- Reaz Ahmad, Daily Star, April 26, 2011
Bangladesh is all set for developing further the world's first-ever vitamin A-rich rice. A genetically engineered variety, the Golden Rice will go through greenhouse and field tests before advancing into production phase.
And if everything goes well, Bangladesh, within 5 years, will be able to fight vitamin A deficiency in expecting mothers and children through the most-consumed food item. The deficiency causes blindness and child death in acute cases.
The country's most productive rice variety -- BRRI Dhan 29 -- engineered at the International Rice Research Institute in the Philippines with beta carotene-rich genes from corn-- was successfully field-tested at the IRRI in February.This is a big step towards developing Golden Rice, said scientists at Bangladesh Rice Research Institute (BRRI) at Joydebpur, who are involved in the process."This week we are applying for permission to import the beta carotene-rich BRRI Dhan-29 from the IRRI experiment field and make a greenhouse trial at BRRI prior to going for open field trial in Bangladesh," said Dr Alamgir Hossain, principal plant breeder at BRRI.
According to World Health Organisation (WHO) global database on vitamin A deficiency, one in every five pre-school children in Bangladesh is vitamin A-deficient, and 23.7 percent of pregnant women are affected by vitamin A deficiency.

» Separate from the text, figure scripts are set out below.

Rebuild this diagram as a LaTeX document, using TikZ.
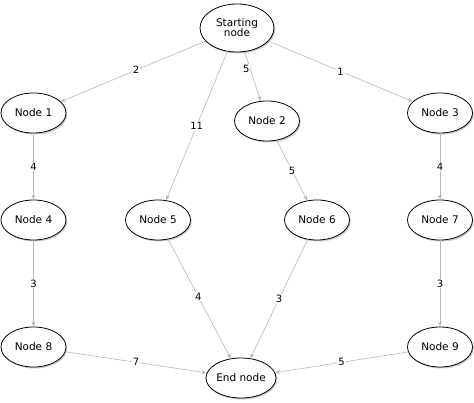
\documentclass[tikz,border=0pt]{standalone}
\usepackage{fontspec}
\setmainfont{DejaVu Sans}
\usetikzlibrary{shapes.geometric,arrows.meta,shadows}
\begin{document}
\begin{tikzpicture}[x=1pt,y=-1pt,
  gnode/.style={ellipse,draw=black,line width=0.8pt,fill=white,inner sep=0pt,
    minimum width=65pt,minimum height=40pt,font=\fontsize{10.5}{12}\selectfont,align=center,
    drop shadow={shadow xshift=1.2pt,shadow yshift=-1.5pt,opacity=0.35,fill=black!60}},
  conn/.style={draw=black!28,line width=0.6pt,-{Stealth[length=5pt,width=4pt]}},
  wlab/.style={fill=white,inner sep=1pt,font=\fontsize{10}{12}\selectfont}]
\useasboundingbox (0,0) rectangle (474,403);
\node[gnode,minimum width=74pt,minimum height=48pt] (s) at (237,28) {Starting\\[-2pt]node};
\node[gnode] (n1) at (33.5,113) {Node 1};
\node[gnode] (n2) at (267,121) {Node 2};
\node[gnode] (n3) at (440,113) {Node 3};
\node[gnode] (n4) at (33.5,220) {Node 4};
\node[gnode] (n5) at (158,220) {Node 5};
\node[gnode] (n6) at (317,220) {Node 6};
\node[gnode] (n7) at (440,220) {Node 7};
\node[gnode] (n8) at (33.5,347) {Node 8};
\node[gnode] (n9) at (440,347) {Node 9};
\node[gnode,minimum width=68pt] (e) at (241,378) {End node};
\draw[conn] (s) -- node[wlab,pos=0.48] {2} (n1);
\draw[conn] (s) -- node[wlab,pos=0.5] {11} (n5);
\draw[conn] (s) -- node[wlab,pos=0.35,xshift=-4pt] {5} (n2);
\draw[conn] (s) -- node[wlab,pos=0.5] {1} (n3);
\draw[conn] (n1) -- node[wlab] {4} (n4);
\draw[conn] (n2) -- node[wlab] {5} (n6);
\draw[conn] (n3) -- node[wlab] {4} (n7);
\draw[conn] (n4) -- node[wlab] {3} (n8);
\draw[conn] (n7) -- node[wlab] {3} (n9);
\draw[conn] (n5) -- node[wlab,pos=0.48] {4} (e);
\draw[conn] (n6) -- node[wlab] {3} (e);
\draw[conn] (n8) -- node[wlab] {7} (e);
\draw[conn] (n9) -- node[wlab] {5} (e);
\end{tikzpicture}
\end{document}
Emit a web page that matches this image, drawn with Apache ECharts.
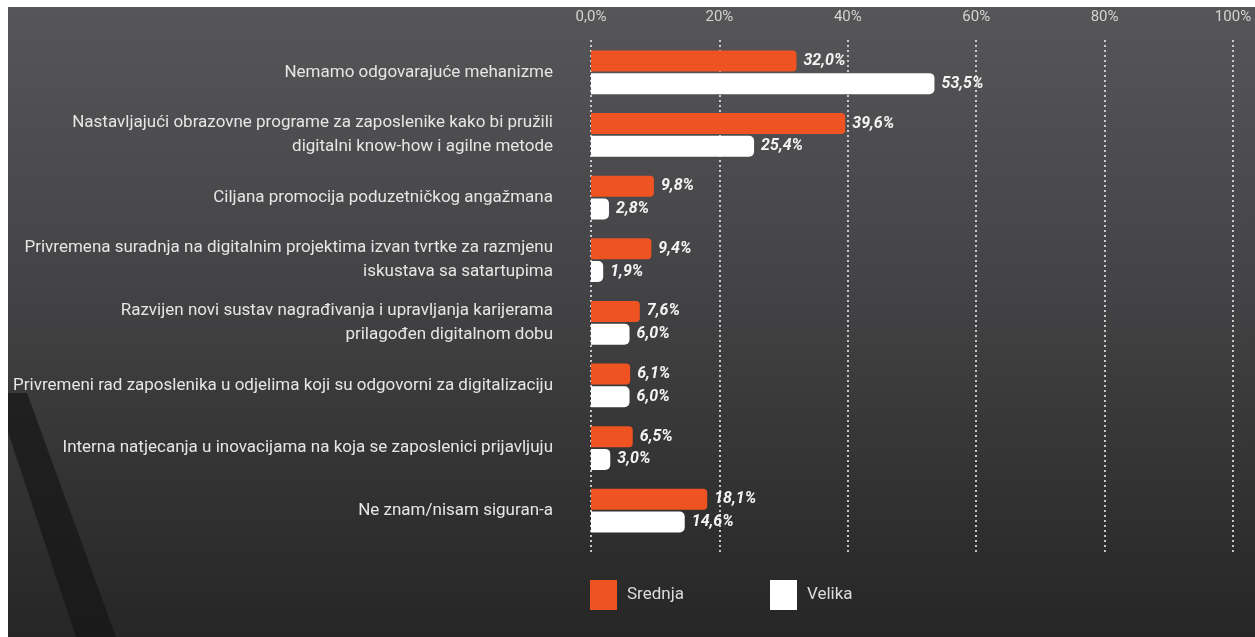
<!DOCTYPE html>
<html>
<head>
<meta charset="utf-8">
<script src="https://cdn.jsdelivr.net/npm/echarts@6/dist/echarts.min.js"></script>
<style>
  html, body { margin: 0; padding: 0; background: #ffffff; }
  #chart { width: 1255px; height: 637px; }
</style>
</head>
<body>
<div id="chart"></div>
<script>
// Answer categories (two-line labels use an explicit break)
const categories = [
  'Nemamo odgovarajuće mehanizme',
  'Nastavljajući obrazovne programe za zaposlenike kako bi pružili\ndigitalni know-how i agilne metode',
  'Ciljana promocija poduzetničkog angažmana',
  'Privremena suradnja na digitalnim projektima izvan tvrtke za razmjenu\niskustava sa satartupima',
  'Razvijen novi sustav nagrađivanja i upravljanja karijerama\nprilagođen digitalnom dobu',
  'Privremeni rad zaposlenika u odjelima koji su odgovorni za digitalizaciju',
  'Interna natjecanja u inovacijama na koja se zaposlenici prijavljuju',
  'Ne znam/nisam siguran-a'
];

// Share of companies (%) by company size
const srednja = [32.0, 39.6, 9.8, 9.4, 7.6, 6.1, 6.5, 18.1];
const velika  = [53.5, 25.4, 2.8, 1.9, 6.0, 6.0, 3.0, 14.6];

// Top axis tick labels
const tickLabels = { 0: '0,0%', 20: '20%', 40: '40%', 60: '60%', 80: '80%', 100: '100%' };

const fmt = v => v.toFixed(1).replace('.', ',') + '%';

const chart = echarts.init(document.getElementById('chart'), null, { renderer: 'canvas' });

const valueLabel = {
  show: true,
  position: 'right',
  distance: 7,
  color: '#f4f4f4',
  fontFamily: 'Roboto, "Open Sans", sans-serif',
  fontSize: 16,
  fontWeight: 'bold',
  fontStyle: 'italic',
  formatter: p => fmt(p.value)
};

chart.setOption({
  animation: false,
  textStyle: { fontFamily: 'Roboto, "Open Sans", sans-serif' },
  graphic: [
    {
      type: 'rect',
      z: -10,
      silent: true,
      shape: { x: 8, y: 7, width: 1247, height: 630 },
      style: {
        fill: new echarts.graphic.LinearGradient(0, 0, 0, 1, [
          { offset: 0, color: '#565557' },
          { offset: 0.45, color: '#434244' },
          { offset: 1, color: '#262626' }
        ])
      }
    },
    {
      type: 'polygon',
      z: -9,
      silent: true,
      shape: { points: [[8, 393], [27, 393], [116, 637], [76, 637], [8, 432]] },
      style: { fill: 'rgba(22,22,22,0.7)' }
    }
  ],
  legend: {
    data: ['Srednja', 'Velika'],
    left: 585,
    top: 575,
    icon: 'rect',
    itemWidth: 27,
    itemHeight: 30,
    itemGap: 86,
    textStyle: { color: '#dcdcdc', fontSize: 17, padding: [0, 0, 0, 5] }
  },
  grid: [
    { left: 591, right: 22, top: 41, height: 501 },
    { left: 591, right: 22, top: 40, height: 513 }
  ],
  xAxis: [
    {
      gridIndex: 0, type: 'value', min: 0, max: 100, interval: 20,
      show: false
    },
    {
      gridIndex: 1, type: 'value', min: 0, max: 100, interval: 20,
      position: 'top',
      axisLine: { show: false },
      axisTick: { show: false },
      axisLabel: {
        margin: 15,
        color: '#d4d4d4',
        fontSize: 15,
        formatter: v => tickLabels[v]
      },
      splitLine: {
        show: true,
        lineStyle: { color: 'rgba(225,225,225,0.85)', width: 2, type: [2, 3] }
      }
    }
  ],
  yAxis: [
    {
      gridIndex: 0,
      type: 'category',
      data: categories,
      inverse: true,
      axisLine: { show: false },
      axisTick: { show: false },
      splitLine: { show: false },
      axisLabel: {
        margin: 38,
        color: '#e6e6e6',
        fontSize: 17,
        lineHeight: 24,
        align: 'right'
      }
    },
    {
      gridIndex: 1, type: 'value', show: false
    }
  ],
  series: [
    {
      name: 'Srednja',
      type: 'bar',
      xAxisIndex: 0, yAxisIndex: 0,
      data: srednja,
      barWidth: 21,
      barGap: '8%',
      itemStyle: { color: '#f05322', borderRadius: [0, 4, 4, 0] },
      label: valueLabel
    },
    {
      name: 'Velika',
      type: 'bar',
      xAxisIndex: 0, yAxisIndex: 0,
      data: velika,
      barWidth: 21,
      itemStyle: { color: '#ffffff', borderRadius: [0, 5, 5, 0] },
      label: valueLabel
    }
  ]
});
</script>
</body>
</html>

Alamgir Hossain told The Daily Star on Saturday that once released commercially, consumption of only 150 gram of Golden Rice a day will supply half of the recommended daily allowance (RDA) of vitamin A for an adult. This is expected to revolutionise fighting vitamin A-deficiency in the mostly rice-eating Asian countries where the poor have limited access to vitamin A sources other than rice.
BRRI Dhan-29 along with an IRRI variety IR-64 and a Filipino variety RC-28 have gone through the process in which these three were genetically engineered to have greater expressions of corn gene responsible for producing beta carotene.

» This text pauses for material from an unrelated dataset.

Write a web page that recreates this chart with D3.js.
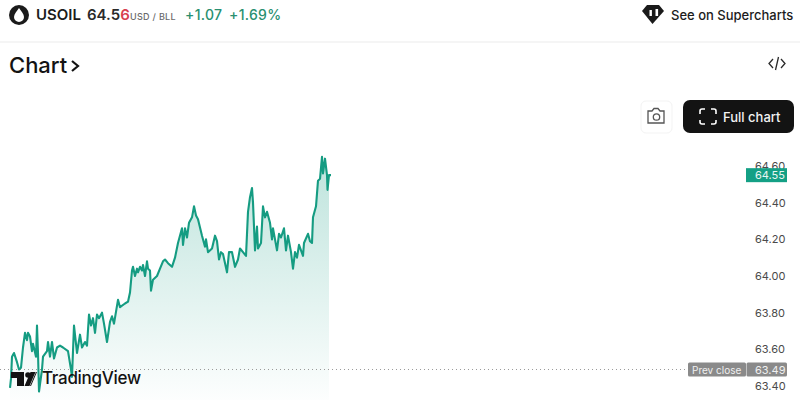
<!DOCTYPE html>
<html>
<head>
<meta charset="utf-8">
<script src="https://cdn.jsdelivr.net/npm/d3@7"></script>
<style>
    html, body { margin: 0; padding: 0; background: #fff; }
    text { font-family: Inter, "Noto Sans", sans-serif; }
    .tick text { font-size: 11px; fill: #4a4a4a; }
</style>
</head>
<body>
<svg id="chart" width="800" height="400"></svg>
<script>
// bar position along the session and price
var bars = [10,11,12,14,17,19,21,23,25,27,28,30,32,33,36,37,38,39,42,43,47,48,50,52,54,57,60,63,68,71,72,74,77,80,82,85,87,89,91,93,95,97,99,102,104,107,110,112,114,118,120,125,128,130,
    132,133,135,137,138,140,142,143,145,147,148,150,151,153,157,160,163,165,168,172,175,178,182,183,185,187,189,192,194,196,198,202,205,206,208,212,215,217,219,221,223,227,229,232,235,238,240,243,246,248,250,252,253,255,257,258,261,263,265,267,
    270,272,273,277,279,281,284,286,288,291,293,295,297,299,303,304,308,310,312,313,316,318,320,322,323,325,327,327.5,329,331];
var prices = [63.39,63.44,63.56,63.58,63.53,63.49,63.50,63.61,63.69,63.65,63.69,63.67,63.59,63.63,63.56,63.73,63.58,63.37,63.49,63.56,63.59,63.64,63.56,63.64,63.55,63.61,63.62,63.61,63.59,63.49,63.45,63.73,63.58,63.68,63.61,63.64,63.62,63.79,63.73,63.77,63.69,63.79,63.77,63.80,63.74,63.64,63.75,63.78,63.74,63.87,63.83,63.85,63.86,63.91,
    64.03,64.05,64.00,64.04,64.02,64.05,64.03,64.06,64.00,64.08,64.04,64.03,63.92,63.98,64.00,64.04,64.08,64.09,64.07,64.05,64.10,64.18,64.26,64.17,64.26,64.21,64.29,64.32,64.38,64.33,64.31,64.22,64.16,64.20,64.13,64.15,64.22,64.19,64.09,64.13,64.12,64.02,64.13,64.13,64.05,64.09,64.15,64.13,64.11,64.35,64.43,64.48,64.40,64.14,64.27,64.15,64.18,64.38,64.32,64.35,
    64.29,64.20,64.26,64.14,64.23,64.21,64.26,64.14,64.22,64.13,64.04,64.13,64.10,64.17,64.11,64.18,64.23,64.19,64.18,64.32,64.38,64.52,64.53,64.65,64.56,64.64,64.55,64.47,64.55,64.55];
var axisTicks = [63.40,63.60,63.80,64.00,64.20,64.40,64.60];
var lastPrice = 64.55;
var prevClose = 63.49;

var lineColor = "#159c82";
var svg = d3.select("#chart");

var x = d3.scaleLinear().domain([10, 331]).range([10, 331]);
var y = d3.scaleLinear().domain([63.40, 64.60]).range([386, 166]);

// header
svg.append("circle").attr("cx", 19).attr("cy", 15).attr("r", 10).attr("fill", "#1b1b1b");
svg.append("path").attr("d", "M19 8 C21 11 24 14 24 17 A5 5 0 0 1 14 17 C14 14 17 11 19 8 Z").attr("fill", "#fff");

function label(px, py, str, size, color, weight, anchor) {
    return svg.append("text").attr("x", px).attr("y", py).text(str)
        .style("font-size", size + "px").attr("fill", color)
        .attr("font-weight", weight || 400).attr("text-anchor", anchor || "start");
}

label(36, 20, "USOIL", 15, "#1c1c1c", 600);
var head = label(87, 20, "64.5", 15, "#2a2a2a", 600);
head.append("tspan").attr("fill", "#d8404f").text("6");
label(130, 20, "USD / BLL", 9, "#6a6a6a", 500).attr("letter-spacing", "0.3");
label(185, 20, "+1.07", 14, "#2a8f70", 500).attr("letter-spacing", "0.3");
label(229, 20, "+1.69%", 14, "#2a8f70", 500).attr("letter-spacing", "0.3");

svg.append("path").attr("d", "M647 5 H659 L664 11 L652.5 24 L642 11 Z").attr("fill", "#1a1a1a");
svg.append("rect").attr("x", 649.5).attr("y", 10).attr("width", 2.4).attr("height", 6).attr("fill", "#fff");
svg.append("rect").attr("x", 655.5).attr("y", 9).attr("width", 2.6).attr("height", 7).attr("fill", "#fff");
label(671, 20, "See on Supercharts", 13, "#1c1c1c", 500);

svg.append("line").attr("x1", 0).attr("x2", 800).attr("y1", 42).attr("y2", 42).attr("stroke", "#f2f2f2").attr("stroke-width", 1.5);

label(9, 73, "Chart", 22, "#131313", 500);
svg.append("path").attr("d", "M72 61 L78 66 L72 71").attr("fill", "none").attr("stroke", "#131313").attr("stroke-width", 2.2);

svg.append("path").attr("d", "M773 59 L769 63.5 L773 68 M781 59 L785 63.5 L781 68 M778.5 57 L775.5 70")
    .attr("fill", "none").attr("stroke", "#2a2a2a").attr("stroke-width", 1.3);

// buttons
svg.append("rect").attr("x", 641).attr("y", 101).attr("width", 31).attr("height", 32).attr("rx", 5)
    .attr("fill", "#fff").attr("stroke", "#f3f3f3");
svg.append("path").attr("d", "M649 111 H652 L654 108.5 H658 L660 111 H664 V123 H648 V111 Z")
    .attr("fill", "none").attr("stroke", "#555").attr("stroke-width", 1.3);
svg.append("circle").attr("cx", 656.5).attr("cy", 117).attr("r", 3.2).attr("fill", "none").attr("stroke", "#555").attr("stroke-width", 1.3);

svg.append("rect").attr("x", 683).attr("y", 100).attr("width", 111).attr("height", 33).attr("rx", 7).attr("fill", "#131313");
svg.append("path").attr("d", "M700 114 V111 Q700 109 702 109 H705 M711 109 H714 Q716 109 716 111 V114 M716 120 V122 Q716 124 714 124 H711 M705 124 H702 Q700 124 700 122 V120")
    .attr("fill", "none").attr("stroke", "#fff").attr("stroke-width", 1.6);
label(723, 122, "Full chart", 13, "#f2f2f2", 500);

// area + line
var defs = svg.append("defs");
var grad = defs.append("linearGradient").attr("id", "areaFill")
    .attr("gradientUnits", "userSpaceOnUse")
    .attr("x1", 0).attr("x2", 0).attr("y1", 155).attr("y2", 400);
grad.append("stop").attr("offset", "0%").attr("stop-color", lineColor).attr("stop-opacity", 0.28);
grad.append("stop").attr("offset", "100%").attr("stop-color", lineColor).attr("stop-opacity", 0.01);

var points = bars.map(function (b, i) { return {bar: b, price: prices[i]}; });

var area = d3.area()
    .x(function (d) { return x(d.bar); })
    .y0(400)
    .y1(function (d) { return y(d.price); });

var line = d3.line()
    .x(function (d) { return x(d.bar); })
    .y(function (d) { return y(d.price); });

svg.append("path").datum(points.slice(0, -1)).attr("d", area).attr("fill", "url(#areaFill)");

// prev close dotted line
svg.append("line")
    .attr("x1", 0).attr("x2", 688)
    .attr("y1", y(prevClose)).attr("y2", y(prevClose))
    .attr("stroke", "#9a9a9a").attr("stroke-width", 1).attr("stroke-dasharray", "1,3");

svg.append("path").datum(points).attr("d", line)
    .attr("fill", "none").attr("stroke", lineColor).attr("stroke-width", 2.1).attr("stroke-linejoin", "round");

// price axis
var yAxis = d3.axisRight(y).tickValues(axisTicks).tickSize(0).tickPadding(0)
    .tickFormat(d3.format(".2f"));
var gY = svg.append("g").attr("transform", "translate(755,0)").call(yAxis);
gY.select(".domain").remove();

// last price tag
svg.append("rect").attr("x", 746).attr("y", y(lastPrice) - 7).attr("width", 41).attr("height", 14).attr("fill", "#14a085");
label(755, y(lastPrice) + 4, d3.format(".2f")(lastPrice), 11, "#e9f6f3");

// prev close tag
svg.append("rect").attr("x", 688).attr("y", y(prevClose) - 7).attr("width", 58).attr("height", 14).attr("rx", 1.5).attr("fill", "#8a8a8a");
svg.append("rect").attr("x", 746.5).attr("y", y(prevClose) - 7).attr("width", 40.5).attr("height", 14).attr("rx", 1.5).attr("fill", "#8a8a8a");
label(692, y(prevClose) + 4, "Prev close", 10, "#f0f0f0");
label(755, y(prevClose) + 4, d3.format(".2f")(prevClose), 11, "#f0f0f0");

// TradingView logo
svg.append("path").attr("d", "M11 372 H24 V386 H17 V378 H11 Z M29.5 386 L35.5 372 H37 L31 386 Z M30 386 L36 372 H30.5 L24.5 386 Z").attr("fill", "#131313");
svg.append("circle").attr("cx", 28).attr("cy", 375).attr("r", 2.8).attr("fill", "#131313");
label(42, 384, "TradingView", 17, "#131313", 500).attr("letter-spacing", "-0.3");
</script>
</body>
</html>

The GE technology was first applied by Prof Ingo Potrykus, then at the Institute for Plant Sciences, Swiss Federal Institute of Technology, and Prof Peter Beyer of the University of Freiburg, Germany. Their insertion of beta carotene-enriched gene from daffodil to rice caught world attention back in late '90s, and the rice became known as Golden Rice. After years of scientific research and experiments IRRI found it more rewarding to transfer the beta carotene gene to rice from corn than daffodil.
Seattle-based Bill and Melinda Gates Foundation, which on April 13 sanctioned a grant of over $10 million to IRRI to fund, develop and evaluate Golden Rice varieties for Bangladesh and the Philippines, expects that Golden Rice variety of BRRI Dhan-29 will be ready for regulatory approval by 2015.